I have to admit, this has been a tough week for this see-the-glass-half-full gal. I’m knee-deep in revisions on my upcoming release, as well as working on additional projects.
It wasn’t the work. Writing is my balm.
It was the news. The devastating news of yet another national tragedy.
I couldn’t fathom how, once again, something of this magnitude had happened.
How did clues go unnoticed?
How did threats get whitewashed?
How did tips lose steam, despite significance?
Why was the ball dropped time and again?
I suppose those are questions everyone’s asking.
Perhaps, in time, we’ll know the truth.
Today, however, I wanted to share my heart (like I did here) from a writer’s perspective. Specifically, how this writer deals with bad things when “good” goes wrong—when evil steps in and hijacks our comfort zone.
For a while, I pause. I absorb the shock.
I linger in the moment and tap into the emotion.
It’s hard. I don’t like it. But the thing is that’s what makes me write better. I own those feelings and transfer that emotion into story.
Writing doesn’t numb me to the truth or make reality less painful. It enhances the journey.
It loosens my inhibitions and prompts me to go further. To step outside the boundaries and write beyond my comfort zone.
Writing allows me to think past the bad to focus on the good. Once I dive into the gunk, there’s nowhere to go but up.
As a writer, I know peeling away the outer layers is necessary. I learn more about my characters. I grow them. I grow me.
I breathe new fire into my stories when bad news leaves me breathless.
I summon that extra dose of oxygen and let it fill my lungs. And then I blow. I blow as if my life depends on it, because in many ways, it does.
Without the fire, a writer’s stories boast weak-kneed wimps and sugar-coated seasons. Words fall flat. Stories fail.

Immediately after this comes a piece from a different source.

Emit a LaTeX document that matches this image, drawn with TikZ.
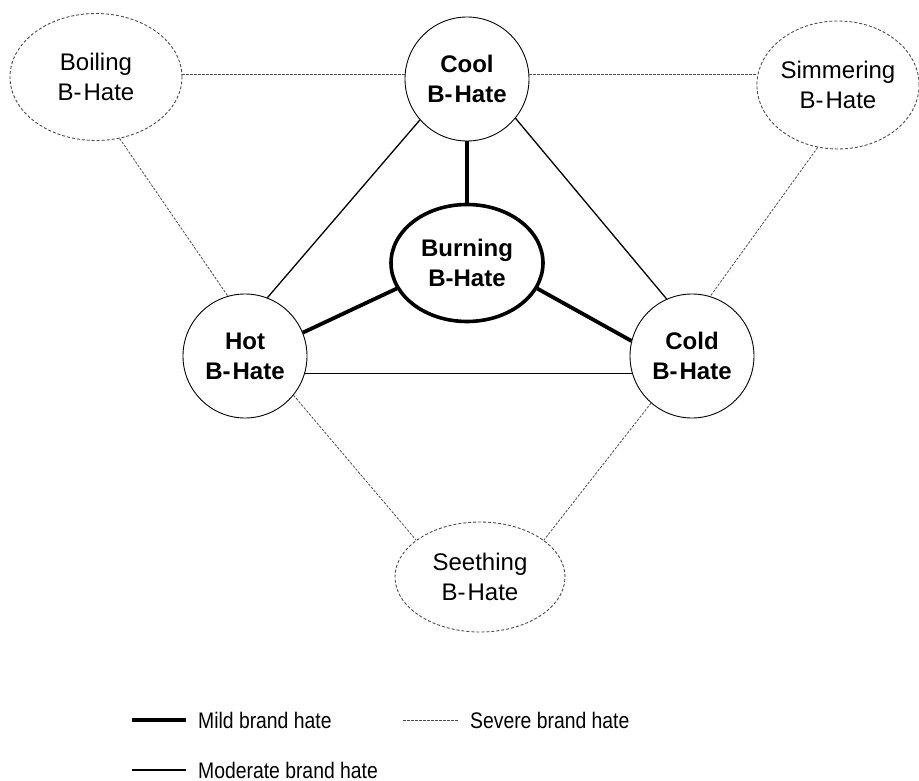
\documentclass[tikz,border=0pt]{standalone}
\usepackage{fontspec}
\setmainfont{Liberation Sans}
\newfontfamily\legendfont[FakeStretch=0.86]{Liberation Sans}
\usetikzlibrary{shapes.geometric}

\tikzset{
  hatecircle/.style={circle, draw=black, line width=0.9pt, fill=white,
    minimum size=124pt, inner sep=0pt, align=center,
    font=\fontsize{24}{30}\selectfont\bfseries},
  hateoval/.style={ellipse, draw=black!70, line width=0.9pt,
    dash pattern=on 3pt off 2pt, fill=white, inner sep=0pt, align=center,
    font=\fontsize{24}{30}\selectfont},
  coreoval/.style={ellipse, draw=black, line width=3.6pt, fill=white,
    minimum width=152pt, minimum height=117pt, inner sep=0pt, align=center,
    font=\fontsize{24}{30}\selectfont\bfseries},
  mildline/.style={line width=3.8pt, black},
  moderateline/.style={line width=1.3pt, black},
  severeline/.style={line width=0.8pt, black!70, dash pattern=on 2.5pt off 1.5pt},
  legendtext/.style={anchor=west, inner sep=0pt, font=\legendfont\fontsize{22.5}{26}\selectfont}
}

\newcommand{\bh}{B-{\kern2pt}Hate}

\begin{document}
\begin{tikzpicture}[x=1pt, y=-1pt]
  \useasboundingbox (0,0) rectangle (919,781);

  % outer ring of severe forms
  \node[hateoval, minimum width=172pt, minimum height=127pt] (boil) at (96,77) {Boiling\\\bh};
  \node[hateoval, minimum width=160pt, minimum height=128pt] (simmer) at (838,85) {Simmering\\\bh};
  \node[hateoval, minimum width=170pt, minimum height=110pt] (seethe) at (480,577) {Seething\\\bh};

  % moderate forms
  \node[hatecircle] (cool) at (467,79) {Cool\\\bh};
  \node[hatecircle] (hot) at (245,356) {Hot\\\bh};
  \node[hatecircle] (cold) at (692,356) {Cold\\\bh};

  % mild core
  \node[coreoval] (burn) at (467,263) {Burning\\B-Hate};

  % severe links
  \draw[severeline] (boil.east |- 0,74) -- (cool.west |- 0,74);
  \draw[severeline] (cool.east |- 0,74) -- (simmer.west |- 0,74);
  \draw[severeline] (boil.291) -- (hot.106);
  \draw[severeline] (simmer.252) -- (cold.73);
  \draw[severeline] (hot.321) -- (seethe.150);
  \draw[severeline] (cold.229) -- (seethe.30);

  % moderate links
  \draw[moderateline] (cool.221) -- (hot.69);
  \draw[moderateline] (cool.321) -- (cold.114);
  \draw[moderateline] (hot.-16) -- (cold.196);

  % mild links
  \draw[mildline] (cool.south) -- (burn.north);
  \draw[mildline] (burn.200) -- (hot.22);
  \draw[mildline] (burn.340) -- (cold.166);

  % legend
  \coordinate (l1a) at (132,720); \coordinate (l1b) at (186,720);
  \coordinate (l2a) at (132,770); \coordinate (l2b) at (186,770);
  \coordinate (l3a) at (403,720); \coordinate (l3b) at (458,720);
  \draw[mildline] (l1a) -- (l1b);
  \draw[moderateline] (l2a) -- (l2b);
  \draw[severeline] (l3a) -- (l3b);
  \node[legendtext] (t1) at (198,720) {Mild brand hate};
  \node[legendtext] (t2) at (198,770) {Moderate brand hate};
  \node[legendtext] (t3) at (470,720) {Severe brand hate};
\end{tikzpicture}
\end{document}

Can fiction possibly respect truth’s lingering sting?
Can it uphold beauty in spite of scars?
That’s the challenge, my friend.
Sometimes, I take my characters through hard and deep valleys. While fictional lows and loss can’t possibly compare to the real thing, that’s not really my goal. My goal is to share a great story, despite trials and temptations, and reflect life through a hope-filled lens.
When I write, I consider today’s headlines. I honor heroes and lives well-lived. I shun the dark in favor of light.
It doesn’t detract from bad things that happen.
It gives voice to those gone too soon.
God bless you, Parkland.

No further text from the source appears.